Ten local banks including Equity, KCB and CBA have suffered a combined paper loss of Sh8.6 billion on their Kenya Airways’ shares as the airline’s stock plummeted in the wake of continued losses.
KQ, as the national carrier is known by its international code, in 2017 issued the lenders with 2.2 billion shares to settle their loans amounting to Sh17 billion.
The shares were acquired at a price of Sh7.78 each but the airline’s stock price has since dropped 51.7 percent to close at Sh3.75 on Friday, resulting in the lenders’ paper loss of Sh8.6 billion.
This means that banks will find it difficult to sell their holdings at a profit, with KQ’s continued losses and wipeout of shareholder funds making a recovery less likely in the medium term.
The share price drop also hurts the lenders’ plans to sell an additional 663.5 million shares through the NSE over the next nine years. KQ is to issue the second batch of shares at a similar price of Sh7.78 each upon request and the lenders are to sell them immediately in the open market.
Losses on the second group of shares are, however, expected to be partly mitigated by government guarantees.
KQ reported a net loss of Sh7.5 billion in the year ended December when its costs surpassed its revenue significantly.
The new loss sent the airline back to a negative equity of Sh2.4 billion, meaning that the recent capital restructuring moves are inadequate and the company urgently needs more funds to stay aloft.
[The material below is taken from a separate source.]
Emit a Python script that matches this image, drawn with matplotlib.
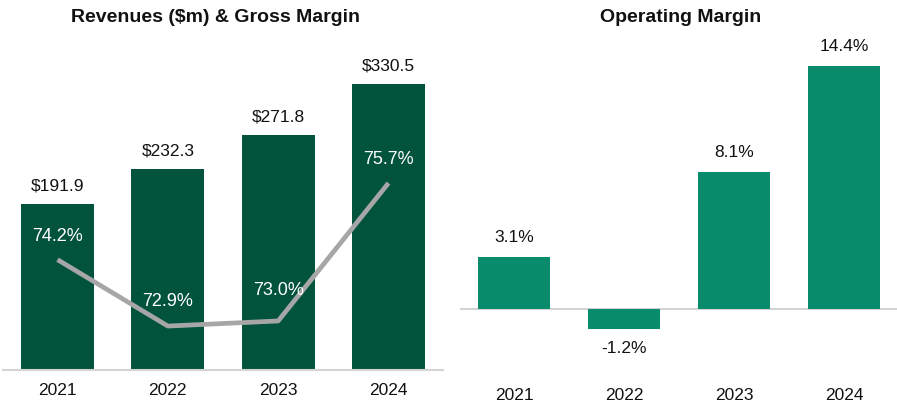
import numpy as np
import matplotlib
matplotlib.use("Agg")
import matplotlib.pyplot as plt

plt.rcParams['font.family'] = ['Liberation Sans', 'DejaVu Sans']

years = ["2021", "2022", "2023", "2024"]
revenue = [191.9, 232.3, 271.8, 330.5]
gross_margin = [74.2, 72.9, 73.0, 75.7]
op_margin = [3.1, -1.2, 8.1, 14.4]

DARK_GREEN = '#02533c'
MID_GREEN = '#098c6c'
LINE_GRAY = '#a6a6a6'
AXIS_GRAY = '#d4d4d4'

fig = plt.figure(figsize=(8.97, 4.11), dpi=100)
W, H = 897, 411

def px_axes(left, top, right, bottom):
    return fig.add_axes([left / W, 1 - bottom / H, (right - left) / W, (bottom - top) / H])

x = np.arange(len(years))

# ---- left panel: revenues + gross margin line
ax1 = px_axes(3, 40, 443, 370)
ax1.bar(x, revenue, width=0.66, color=DARK_GREEN, zorder=2)
ax1.set_xlim(-0.494, 3.494)
ax1.set_ylim(0, 381.5)
for xi, v in zip(x, revenue):
    ax1.annotate(f"${v:.1f}", (xi, v), xytext=(0, 13), textcoords='offset points',
                 ha='center', va='center', fontsize=12.5, color='#111111')

ax1b = ax1.twinx()
ax1b.set_ylim(72.04, 78.5)
ax1b.plot(x, gross_margin, color=LINE_GRAY, linewidth=3.4, solid_capstyle='butt', zorder=3)
gm_offsets = [17, 18, 22, 17]
for xi, v, off in zip(x, gross_margin, gm_offsets):
    ax1b.annotate(f"{v:.1f}%", (xi, v), xytext=(0, off), textcoords='offset points',
                  ha='center', va='center', fontsize=13, color='white', zorder=4)

# ---- right panel: operating margin
ax2 = px_axes(460, 40, 897, 370)
ax2.bar(x, op_margin, width=0.66, color=MID_GREEN, zorder=2)
ax2.set_xlim(-0.491, 3.482)
ax2.set_ylim(-3.61, 15.92)
ax2.axhline(0, color=AXIS_GRAY, linewidth=1.5, zorder=1)
for xi, v in zip(x, op_margin):
    off = 14 if v >= 0 else -14
    ax2.annotate(f"{v:.1f}%", (xi, v), xytext=(0, off), textcoords='offset points',
                 ha='center', va='center', fontsize=12.5, color='#111111')

for ax in (ax1, ax1b, ax2):
    for s in ax.spines.values():
        s.set_visible(False)
    ax.set_yticks([])
    ax.patch.set_visible(False)

ax1.spines['bottom'].set_visible(True)
ax1.spines['bottom'].set_color(AXIS_GRAY)
ax1.spines['bottom'].set_linewidth(1.5)
ax1.set_xticks(x, years)
ax1.tick_params(axis='x', length=0, pad=9, labelsize=12.5, labelcolor='#111111')
ax2.set_xticks(x, years)
ax2.tick_params(axis='x', length=0, pad=13, labelsize=12.5, labelcolor='#111111')

fig.text(215 / W, 1 - 18 / H, "Revenues ($m) & Gross Margin", ha='center', va='center',
         fontsize=14, fontweight='bold', color='#111111')
fig.text(681 / W, 1 - 18 / H, "Operating Margin", ha='center', va='center',
         fontsize=14, fontweight='bold', color='#111111')

fig.savefig("out.png", dpi=100, facecolor='white')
Individual investors in the national carrier have fared even worse since most of them will only break even when the stock trades at Sh21.2. This means that they are sitting on a paper loss of 82 per cent.
In search of a long-term solution to KQ’s problems, the government has considered various proposals including shielding the company from paying taxes.
A more detailed strategy was the proposed a merger between the airline and the Kenya Airports Authority (KAA) in a transaction aimed at having KQ run Jomo Kenyatta International Airport for 30 years.
One of the objectives is to help the two firms share costs. The proposed venture has, however, become controversial, with critics fearing that the deal will simply transfer KQ’s financial burden to the KAA.